“It’s very important to marry learning with doing,” said Dr Shepard Urenje, at last week’s Supporting Urban Sustainability (SUS) conference. Attending the meeting were Swedish and African partners which included the Makana Municipality and local NGO, Umthathi Training Project. The partners reflected on their year engaging with local environmental and sustainability issues and interactions with cities from around the world. The purpose of the programme is to address sustainability and livelihood issues for urban populations through various small development projects, and to do this more effectively by learning through a network of international partnerships.

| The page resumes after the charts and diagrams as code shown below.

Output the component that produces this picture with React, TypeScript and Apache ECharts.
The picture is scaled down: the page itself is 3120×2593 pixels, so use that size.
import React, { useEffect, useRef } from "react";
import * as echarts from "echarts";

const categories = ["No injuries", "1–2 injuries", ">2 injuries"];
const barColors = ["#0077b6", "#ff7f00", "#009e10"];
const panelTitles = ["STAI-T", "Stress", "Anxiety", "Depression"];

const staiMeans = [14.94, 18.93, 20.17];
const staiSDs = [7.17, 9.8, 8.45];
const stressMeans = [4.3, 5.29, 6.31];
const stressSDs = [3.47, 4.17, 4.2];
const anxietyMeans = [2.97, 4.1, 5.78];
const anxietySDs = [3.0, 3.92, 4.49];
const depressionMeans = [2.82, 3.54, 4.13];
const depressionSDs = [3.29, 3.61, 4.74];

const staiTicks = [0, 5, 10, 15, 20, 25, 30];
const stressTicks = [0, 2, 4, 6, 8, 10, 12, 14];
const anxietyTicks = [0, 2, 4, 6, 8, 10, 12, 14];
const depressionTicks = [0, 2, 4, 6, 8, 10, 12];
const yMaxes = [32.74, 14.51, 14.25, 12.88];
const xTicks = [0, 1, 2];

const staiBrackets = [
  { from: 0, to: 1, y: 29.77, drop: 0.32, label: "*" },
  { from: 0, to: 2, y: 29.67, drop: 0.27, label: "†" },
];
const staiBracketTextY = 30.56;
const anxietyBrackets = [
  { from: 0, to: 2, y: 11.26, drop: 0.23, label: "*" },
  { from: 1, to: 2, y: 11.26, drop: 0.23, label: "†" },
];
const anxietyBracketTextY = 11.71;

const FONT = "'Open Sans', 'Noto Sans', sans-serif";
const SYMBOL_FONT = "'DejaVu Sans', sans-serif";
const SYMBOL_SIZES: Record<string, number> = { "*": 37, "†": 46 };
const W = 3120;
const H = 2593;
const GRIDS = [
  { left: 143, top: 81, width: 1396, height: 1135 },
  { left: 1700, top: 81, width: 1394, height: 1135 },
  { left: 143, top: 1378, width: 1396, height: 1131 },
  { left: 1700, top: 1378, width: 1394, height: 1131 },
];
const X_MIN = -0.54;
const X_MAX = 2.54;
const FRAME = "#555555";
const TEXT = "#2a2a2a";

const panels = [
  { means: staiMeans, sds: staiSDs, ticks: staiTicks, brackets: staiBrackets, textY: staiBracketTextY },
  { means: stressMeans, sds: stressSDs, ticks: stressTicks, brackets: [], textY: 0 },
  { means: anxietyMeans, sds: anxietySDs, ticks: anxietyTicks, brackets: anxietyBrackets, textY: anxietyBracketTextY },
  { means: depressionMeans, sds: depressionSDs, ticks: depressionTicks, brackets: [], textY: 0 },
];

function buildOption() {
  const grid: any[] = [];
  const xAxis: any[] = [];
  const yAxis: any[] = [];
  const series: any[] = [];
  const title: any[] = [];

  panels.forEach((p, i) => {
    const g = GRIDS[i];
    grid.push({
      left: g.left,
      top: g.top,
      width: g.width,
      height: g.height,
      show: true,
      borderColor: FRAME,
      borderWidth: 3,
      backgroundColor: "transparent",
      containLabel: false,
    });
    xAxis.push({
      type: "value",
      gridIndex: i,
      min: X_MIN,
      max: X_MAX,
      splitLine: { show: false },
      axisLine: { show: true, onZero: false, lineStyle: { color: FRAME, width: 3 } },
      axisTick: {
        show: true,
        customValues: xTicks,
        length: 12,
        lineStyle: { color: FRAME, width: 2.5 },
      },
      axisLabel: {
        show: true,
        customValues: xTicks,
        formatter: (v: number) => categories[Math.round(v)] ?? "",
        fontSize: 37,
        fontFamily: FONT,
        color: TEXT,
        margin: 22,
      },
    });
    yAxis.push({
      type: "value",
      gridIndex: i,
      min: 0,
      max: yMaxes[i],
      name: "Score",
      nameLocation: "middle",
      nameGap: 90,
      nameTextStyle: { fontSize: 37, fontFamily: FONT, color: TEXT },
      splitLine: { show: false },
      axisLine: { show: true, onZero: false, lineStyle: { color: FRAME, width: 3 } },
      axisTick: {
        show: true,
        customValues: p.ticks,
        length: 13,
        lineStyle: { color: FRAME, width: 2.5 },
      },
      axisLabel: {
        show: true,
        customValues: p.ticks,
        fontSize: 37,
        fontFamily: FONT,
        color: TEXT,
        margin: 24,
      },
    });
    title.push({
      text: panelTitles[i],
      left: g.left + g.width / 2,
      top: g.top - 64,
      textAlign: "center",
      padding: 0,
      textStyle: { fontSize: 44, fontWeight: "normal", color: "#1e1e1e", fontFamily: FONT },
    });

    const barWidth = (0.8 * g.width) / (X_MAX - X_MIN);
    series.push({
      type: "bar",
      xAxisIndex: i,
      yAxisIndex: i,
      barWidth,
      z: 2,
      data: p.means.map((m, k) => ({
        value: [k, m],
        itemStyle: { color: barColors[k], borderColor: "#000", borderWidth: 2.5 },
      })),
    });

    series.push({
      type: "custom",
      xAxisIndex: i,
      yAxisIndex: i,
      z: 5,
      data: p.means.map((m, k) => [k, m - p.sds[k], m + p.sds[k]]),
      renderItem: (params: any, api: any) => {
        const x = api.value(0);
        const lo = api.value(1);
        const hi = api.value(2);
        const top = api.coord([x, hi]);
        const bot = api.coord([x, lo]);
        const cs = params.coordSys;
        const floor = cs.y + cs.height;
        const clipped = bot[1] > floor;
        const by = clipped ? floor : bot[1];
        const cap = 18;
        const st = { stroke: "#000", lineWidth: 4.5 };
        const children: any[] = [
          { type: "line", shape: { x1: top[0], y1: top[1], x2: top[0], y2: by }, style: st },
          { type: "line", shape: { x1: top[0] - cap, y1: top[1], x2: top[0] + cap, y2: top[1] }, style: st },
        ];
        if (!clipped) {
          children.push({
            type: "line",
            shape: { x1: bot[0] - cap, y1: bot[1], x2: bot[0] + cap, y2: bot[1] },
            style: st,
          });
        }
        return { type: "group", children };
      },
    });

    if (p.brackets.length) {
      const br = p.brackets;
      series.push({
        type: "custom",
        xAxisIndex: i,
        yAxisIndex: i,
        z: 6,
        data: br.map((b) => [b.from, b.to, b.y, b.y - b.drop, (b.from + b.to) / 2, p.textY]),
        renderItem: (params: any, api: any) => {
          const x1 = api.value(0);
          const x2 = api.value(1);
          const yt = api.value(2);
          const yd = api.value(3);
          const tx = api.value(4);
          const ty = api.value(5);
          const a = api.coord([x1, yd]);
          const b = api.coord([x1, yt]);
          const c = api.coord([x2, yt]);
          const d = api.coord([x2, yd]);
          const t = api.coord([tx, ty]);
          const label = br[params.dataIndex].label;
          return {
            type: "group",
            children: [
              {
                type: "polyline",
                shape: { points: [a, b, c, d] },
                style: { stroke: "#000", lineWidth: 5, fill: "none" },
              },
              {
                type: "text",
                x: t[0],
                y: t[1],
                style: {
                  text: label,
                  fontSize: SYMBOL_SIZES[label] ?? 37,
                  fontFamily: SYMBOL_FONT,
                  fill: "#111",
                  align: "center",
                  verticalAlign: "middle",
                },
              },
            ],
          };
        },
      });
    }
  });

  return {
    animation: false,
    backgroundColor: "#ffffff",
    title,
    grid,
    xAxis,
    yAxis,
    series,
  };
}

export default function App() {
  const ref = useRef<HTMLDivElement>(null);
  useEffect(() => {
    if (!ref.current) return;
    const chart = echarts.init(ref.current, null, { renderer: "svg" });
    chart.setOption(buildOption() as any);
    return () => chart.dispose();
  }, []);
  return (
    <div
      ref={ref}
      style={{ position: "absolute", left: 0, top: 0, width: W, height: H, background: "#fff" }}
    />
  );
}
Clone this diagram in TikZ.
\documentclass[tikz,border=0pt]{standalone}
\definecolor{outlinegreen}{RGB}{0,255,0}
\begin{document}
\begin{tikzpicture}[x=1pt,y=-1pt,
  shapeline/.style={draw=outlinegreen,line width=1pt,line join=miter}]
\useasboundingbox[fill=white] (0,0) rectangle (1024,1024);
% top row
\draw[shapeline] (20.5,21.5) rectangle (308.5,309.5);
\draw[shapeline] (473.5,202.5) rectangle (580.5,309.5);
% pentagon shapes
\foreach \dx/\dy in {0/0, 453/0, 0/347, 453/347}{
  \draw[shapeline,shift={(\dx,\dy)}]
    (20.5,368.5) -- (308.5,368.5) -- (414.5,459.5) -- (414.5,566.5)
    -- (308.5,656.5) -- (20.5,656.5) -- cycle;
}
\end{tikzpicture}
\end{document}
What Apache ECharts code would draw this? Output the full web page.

The two-day meeting brought out the challenges and successes of each urban initiative, hoping to refine and encourage the participants and their projects. The Makana partners shared their experience of starting three income generating gardens and home gardens in one of Grahamstown’s poorest areas. The intention was to restore a culture of agriculture in the area, thereby placing livelihoods and food security in the hands of individuals. The strength of such a project was located in its capacity to empower and encourage personal agency. “The project was not owned by anyone -- not SUS, not Rhodes -- but the people,” said Umthathi Director Marlene Mitchener. Mitchener commented that in the beginning when searching for stakeholders to partner with, people and organisations came almost self-selected, there such initiative.
Some of the project’s activities included hosting a workshop on World Food Day for youth groups and various other gardening workshops. The project was also represented at the Grahamstown Flower Festival and successfully encouraged the festival to create a category for township gardens -- the only one in South Africa. Throughout the year the main focus or strategic inquiry of the Makana project was constantly referenced to ensure its relevance to the community. As a result, the inquiry shifted to more broadly incorporate the promotion of a green economy.
“Urban areas tend to disconnect people with the environment and this can be a successful way of reconnecting,” said Dr Urenje of the project. “This garden is proof that small development projects work because they develop agency.”